##### Data shown #####

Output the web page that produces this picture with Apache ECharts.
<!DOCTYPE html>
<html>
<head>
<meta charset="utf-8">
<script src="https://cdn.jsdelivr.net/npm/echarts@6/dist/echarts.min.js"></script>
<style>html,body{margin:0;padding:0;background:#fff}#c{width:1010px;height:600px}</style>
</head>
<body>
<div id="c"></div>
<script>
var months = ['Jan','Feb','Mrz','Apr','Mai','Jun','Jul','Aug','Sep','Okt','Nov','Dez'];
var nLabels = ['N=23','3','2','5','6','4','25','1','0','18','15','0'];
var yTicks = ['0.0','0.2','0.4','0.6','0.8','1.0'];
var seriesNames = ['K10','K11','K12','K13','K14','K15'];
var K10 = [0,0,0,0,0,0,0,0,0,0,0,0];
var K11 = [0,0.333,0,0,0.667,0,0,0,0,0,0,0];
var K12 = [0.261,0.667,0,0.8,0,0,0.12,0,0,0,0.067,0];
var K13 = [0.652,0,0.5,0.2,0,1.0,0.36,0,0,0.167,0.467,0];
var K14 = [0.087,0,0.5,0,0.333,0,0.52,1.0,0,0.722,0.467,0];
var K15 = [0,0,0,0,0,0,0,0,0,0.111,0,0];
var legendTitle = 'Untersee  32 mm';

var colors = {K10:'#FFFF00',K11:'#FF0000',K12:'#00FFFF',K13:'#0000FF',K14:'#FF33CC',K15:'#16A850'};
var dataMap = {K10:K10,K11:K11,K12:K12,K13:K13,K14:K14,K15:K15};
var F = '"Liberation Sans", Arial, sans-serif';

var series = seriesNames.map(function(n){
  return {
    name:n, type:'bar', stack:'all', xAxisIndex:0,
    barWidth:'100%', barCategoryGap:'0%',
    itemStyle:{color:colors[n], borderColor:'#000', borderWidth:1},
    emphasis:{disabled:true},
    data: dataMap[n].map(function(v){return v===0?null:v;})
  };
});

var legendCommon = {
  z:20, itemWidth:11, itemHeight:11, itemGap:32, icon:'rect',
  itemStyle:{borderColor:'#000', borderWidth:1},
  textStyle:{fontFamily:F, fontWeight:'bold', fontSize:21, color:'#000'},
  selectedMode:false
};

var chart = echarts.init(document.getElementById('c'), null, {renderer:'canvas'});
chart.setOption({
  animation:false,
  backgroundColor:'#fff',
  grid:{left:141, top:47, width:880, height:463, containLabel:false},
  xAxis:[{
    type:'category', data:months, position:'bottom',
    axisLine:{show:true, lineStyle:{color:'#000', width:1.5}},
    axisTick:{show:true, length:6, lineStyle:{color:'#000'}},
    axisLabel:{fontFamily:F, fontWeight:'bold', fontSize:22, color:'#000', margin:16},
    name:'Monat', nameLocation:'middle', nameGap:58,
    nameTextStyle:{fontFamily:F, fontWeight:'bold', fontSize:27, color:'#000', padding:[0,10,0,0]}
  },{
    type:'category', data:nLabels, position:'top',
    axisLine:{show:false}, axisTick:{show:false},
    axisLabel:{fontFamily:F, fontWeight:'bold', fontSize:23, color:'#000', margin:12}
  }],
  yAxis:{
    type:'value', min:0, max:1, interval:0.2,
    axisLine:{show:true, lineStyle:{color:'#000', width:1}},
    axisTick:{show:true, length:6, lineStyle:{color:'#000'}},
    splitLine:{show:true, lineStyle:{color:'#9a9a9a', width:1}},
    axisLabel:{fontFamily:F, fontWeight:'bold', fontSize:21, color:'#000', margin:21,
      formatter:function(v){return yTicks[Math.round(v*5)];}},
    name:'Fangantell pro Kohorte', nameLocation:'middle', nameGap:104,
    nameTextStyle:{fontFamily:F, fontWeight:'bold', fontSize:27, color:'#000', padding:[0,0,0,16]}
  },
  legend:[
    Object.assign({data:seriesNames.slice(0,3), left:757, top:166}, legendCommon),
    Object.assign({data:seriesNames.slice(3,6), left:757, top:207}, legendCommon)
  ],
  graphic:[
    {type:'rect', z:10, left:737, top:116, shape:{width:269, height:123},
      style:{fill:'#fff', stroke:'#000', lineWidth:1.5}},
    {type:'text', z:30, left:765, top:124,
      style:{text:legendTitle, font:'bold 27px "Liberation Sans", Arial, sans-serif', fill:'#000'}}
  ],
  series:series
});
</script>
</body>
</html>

#####

Brief:
Write out the data exactly as it stands.

Output of the task:
Output the web page that produces this picture with Apache ECharts.
<!DOCTYPE html>
<html>
<head>
<meta charset="utf-8">
<script src="https://cdn.jsdelivr.net/npm/echarts@6/dist/echarts.min.js"></script>
<style>html,body{margin:0;padding:0;background:#fff}#c{width:1010px;height:600px}</style>
</head>
<body>
<div id="c"></div>
<script>
var months = ['Jan','Feb','Mrz','Apr','Mai','Jun','Jul','Aug','Sep','Okt','Nov','Dez'];
var nLabels = ['N=23','3','2','5','6','4','25','1','0','18','15','0'];
var yTicks = ['0.0','0.2','0.4','0.6','0.8','1.0'];
var seriesNames = ['K10','K11','K12','K13','K14','K15'];
var K10 = [0,0,0,0,0,0,0,0,0,0,0,0];
var K11 = [0,0.333,0,0,0.667,0,0,0,0,0,0,0];
var K12 = [0.261,0.667,0,0.8,0,0,0.12,0,0,0,0.067,0];
var K13 = [0.652,0,0.5,0.2,0,1.0,0.36,0,0,0.167,0.467,0];
var K14 = [0.087,0,0.5,0,0.333,0,0.52,1.0,0,0.722,0.467,0];
var K15 = [0,0,0,0,0,0,0,0,0,0.111,0,0];
var legendTitle = 'Untersee  32 mm';

var colors = {K10:'#FFFF00',K11:'#FF0000',K12:'#00FFFF',K13:'#0000FF',K14:'#FF33CC',K15:'#16A850'};
var dataMap = {K10:K10,K11:K11,K12:K12,K13:K13,K14:K14,K15:K15};
var F = '"Liberation Sans", Arial, sans-serif';

var series = seriesNames.map(function(n){
  return {
    name:n, type:'bar', stack:'all', xAxisIndex:0,
    barWidth:'100%', barCategoryGap:'0%',
    itemStyle:{color:colors[n], borderColor:'#000', borderWidth:1},
    emphasis:{disabled:true},
    data: dataMap[n].map(function(v){return v===0?null:v;})
  };
});

var legendCommon = {
  z:20, itemWidth:11, itemHeight:11, itemGap:32, icon:'rect',
  itemStyle:{borderColor:'#000', borderWidth:1},
  textStyle:{fontFamily:F, fontWeight:'bold', fontSize:21, color:'#000'},
  selectedMode:false
};

var chart = echarts.init(document.getElementById('c'), null, {renderer:'canvas'});
chart.setOption({
  animation:false,
  backgroundColor:'#fff',
  grid:{left:141, top:47, width:880, height:463, containLabel:false},
  xAxis:[{
    type:'category', data:months, position:'bottom',
    axisLine:{show:true, lineStyle:{color:'#000', width:1.5}},
    axisTick:{show:true, length:6, lineStyle:{color:'#000'}},
    axisLabel:{fontFamily:F, fontWeight:'bold', fontSize:22, color:'#000', margin:16},
    name:'Monat', nameLocation:'middle', nameGap:58,
    nameTextStyle:{fontFamily:F, fontWeight:'bold', fontSize:27, color:'#000', padding:[0,10,0,0]}
  },{
    type:'category', data:nLabels, position:'top',
    axisLine:{show:false}, axisTick:{show:false},
    axisLabel:{fontFamily:F, fontWeight:'bold', fontSize:23, color:'#000', margin:12}
  }],
  yAxis:{
    type:'value', min:0, max:1, interval:0.2,
    axisLine:{show:true, lineStyle:{color:'#000', width:1}},
    axisTick:{show:true, length:6, lineStyle:{color:'#000'}},
    splitLine:{show:true, lineStyle:{color:'#9a9a9a', width:1}},
    axisLabel:{fontFamily:F, fontWeight:'bold', fontSize:21, color:'#000', margin:21,
      formatter:function(v){return yTicks[Math.round(v*5)];}},
    name:'Fangantell pro Kohorte', nameLocation:'middle', nameGap:104,
    nameTextStyle:{fontFamily:F, fontWeight:'bold', fontSize:27, color:'#000', padding:[0,0,0,16]}
  },
  legend:[
    Object.assign({data:seriesNames.slice(0,3), left:757, top:166}, legendCommon),
    Object.assign({data:seriesNames.slice(3,6), left:757, top:207}, legendCommon)
  ],
  graphic:[
    {type:'rect', z:10, left:737, top:116, shape:{width:269, height:123},
      style:{fill:'#fff', stroke:'#000', lineWidth:1.5}},
    {type:'text', z:30, left:765, top:124,
      style:{text:legendTitle, font:'bold 27px "Liberation Sans", Arial, sans-serif', fill:'#000'}}
  ],
  series:series
});
</script>
</body>
</html>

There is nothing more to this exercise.